Düsseldorf (Reuters) - Thyssenkrupp kann bei seiner Stahlsparte offenbar kein lukratives Bieterrennen in Gang bringen wie zuletzt beim Verkauf der Aufzug-Tochter.

Der schwedische Stahlkonzern SSAB machte am Donnerstag deutlich, dass er nicht interessiert sei. "Nein, wir sind an einem Bieterprozess nicht beteiligt", sagte Vorstandschef Martin Lindqvist in einer Telefonkonferenz anlässlich der Zahlen zum dritten Quartal. Zuvor hatte bereits der russische Severstaal-Konzern abgewinkt. Der chinesische Konzern Baoshan Iron & Steel sei wegen Vorbehalten in Deutschland gegenüber Bietern aus der Volksrepublik besorgt, hatten Insider berichtet.

Eine Woche nach dem Vortoß von Liberty Steel blieb der britische Konzern zunächst der einzige, der offen seinen Hut in den Ring geworfen hat. Liberty will den Verluste schreibenden größten deutschen Stahlkocher Thyssenkrupp Steel Europe komplett übernehmen. Zum Kaufpreis hat der Konzern bislang keine Angaben gemacht. Bei den Arbeitnehmervetretern von Thyssenkrupp und der IG Metall trifft Liberty auf Ablehnung. Sie befürchten den Abbau von Arbeitsplätzen und die Schließung von Standorten.

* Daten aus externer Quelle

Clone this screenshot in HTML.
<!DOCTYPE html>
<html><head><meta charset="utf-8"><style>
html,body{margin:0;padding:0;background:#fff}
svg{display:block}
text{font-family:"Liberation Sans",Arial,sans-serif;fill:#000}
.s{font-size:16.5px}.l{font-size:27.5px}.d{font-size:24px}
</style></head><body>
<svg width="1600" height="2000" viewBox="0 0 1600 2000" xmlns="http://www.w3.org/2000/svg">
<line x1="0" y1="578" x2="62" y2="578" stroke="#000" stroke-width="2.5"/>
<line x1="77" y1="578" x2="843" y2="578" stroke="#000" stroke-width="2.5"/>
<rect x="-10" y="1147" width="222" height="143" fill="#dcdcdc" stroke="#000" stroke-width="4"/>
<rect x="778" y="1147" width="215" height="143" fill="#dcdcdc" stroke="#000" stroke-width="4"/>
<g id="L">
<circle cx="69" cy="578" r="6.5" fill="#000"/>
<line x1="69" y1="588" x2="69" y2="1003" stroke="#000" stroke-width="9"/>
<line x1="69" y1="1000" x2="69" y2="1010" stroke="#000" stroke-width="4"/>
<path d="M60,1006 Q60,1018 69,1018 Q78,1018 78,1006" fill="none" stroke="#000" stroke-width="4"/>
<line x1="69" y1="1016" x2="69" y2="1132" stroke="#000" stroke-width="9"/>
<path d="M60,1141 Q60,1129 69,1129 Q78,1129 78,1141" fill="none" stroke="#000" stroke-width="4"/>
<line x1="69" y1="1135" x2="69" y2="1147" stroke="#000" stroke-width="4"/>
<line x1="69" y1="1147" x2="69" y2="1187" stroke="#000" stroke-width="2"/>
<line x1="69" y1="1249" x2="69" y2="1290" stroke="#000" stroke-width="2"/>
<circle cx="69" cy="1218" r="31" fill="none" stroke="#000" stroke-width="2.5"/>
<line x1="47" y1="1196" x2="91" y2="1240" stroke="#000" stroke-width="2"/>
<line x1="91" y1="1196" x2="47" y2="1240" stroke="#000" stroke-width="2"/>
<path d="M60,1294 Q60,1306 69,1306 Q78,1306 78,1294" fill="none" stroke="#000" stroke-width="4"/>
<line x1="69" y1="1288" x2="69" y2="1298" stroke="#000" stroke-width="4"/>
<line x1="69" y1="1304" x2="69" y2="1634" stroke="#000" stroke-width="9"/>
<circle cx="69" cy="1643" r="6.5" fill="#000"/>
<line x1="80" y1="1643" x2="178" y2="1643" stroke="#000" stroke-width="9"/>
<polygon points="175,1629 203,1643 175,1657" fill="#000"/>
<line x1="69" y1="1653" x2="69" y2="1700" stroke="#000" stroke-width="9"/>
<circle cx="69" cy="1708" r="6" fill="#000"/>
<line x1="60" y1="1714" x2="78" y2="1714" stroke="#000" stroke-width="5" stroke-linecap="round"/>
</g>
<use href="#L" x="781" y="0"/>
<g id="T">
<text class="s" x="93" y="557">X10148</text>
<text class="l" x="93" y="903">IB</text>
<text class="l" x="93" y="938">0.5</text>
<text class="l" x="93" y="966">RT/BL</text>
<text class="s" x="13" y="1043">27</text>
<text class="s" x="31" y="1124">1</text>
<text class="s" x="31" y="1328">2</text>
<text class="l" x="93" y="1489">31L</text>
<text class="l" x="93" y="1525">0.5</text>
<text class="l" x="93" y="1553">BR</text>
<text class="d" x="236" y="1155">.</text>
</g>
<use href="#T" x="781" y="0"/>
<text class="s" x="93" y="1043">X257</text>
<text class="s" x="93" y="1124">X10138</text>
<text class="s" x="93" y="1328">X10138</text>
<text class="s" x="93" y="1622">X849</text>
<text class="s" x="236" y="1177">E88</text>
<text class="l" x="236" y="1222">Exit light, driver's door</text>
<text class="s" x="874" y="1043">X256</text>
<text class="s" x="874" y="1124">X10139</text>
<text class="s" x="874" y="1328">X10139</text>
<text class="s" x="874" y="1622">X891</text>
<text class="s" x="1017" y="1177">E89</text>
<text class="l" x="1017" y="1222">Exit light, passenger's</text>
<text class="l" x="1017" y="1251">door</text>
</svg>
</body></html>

KURZARBEIT REDUZIERT - ABER KEIN KLARER TREND ERKENNBAR

Vorstandschefin Martina Merz hält sich alle Möglichkeiten für die Stahlsparte offen, etwa eine Partnerschaft, eine Fusion, ein Verkauf oder eine weitere Eigenständigkeit des Stahlbereichs, der bis heute das Symbol des über 200 Jahre alten Ruhrkonzerns ist. Die Sparte war durch die Corona-Krise noch stärker unter Druck geraten. Die Schwerindustrie leidet seit Jahren unter Überkapazitäten, Billigimporten und immer schärferen Klimaschutzauflagen. Bei Thyssenkrupp kamen noch hausgemachte Probleme wie der verlustreiche Ausflug ins amerikanische Stahlgeschäft hinzu.

Steel Europe wird womöglich auch noch im kommenden Jahr mit Kurzarbeit gegen die Krise ankämpfen müssen, um die Jobs der gewerkschaftlich gut organisierten Stahlkocher nicht zu gefährden. "Der durch Corona ausgelöste wirtschaftliche Einbruch ist nicht überwunden, auch wenn einzelne Märkte Erholungstendenzen aufweisen", sagte ein Sprecher auf Anfrage der Nachrichtenagentur Reuters. Inwieweit diese Trends nachhaltig seien, lasse sich zur Zeit nicht vorhersehen. "Wir brauchen daher weiter das Instrument der Kurzarbeit, auch wenn wir sie um rund ein Viertel im Vergleich zu den Sommermonaten reduziert haben." Gegen Ende des Jahres werde geprüft, ob die Kurzarbeit auch 2021 weiter fortgeführt wird Im August waren nach Unternehmensangaben rund 15.000 der 27.000 Beschäftigten von Steel Europe in Kurzarbeit.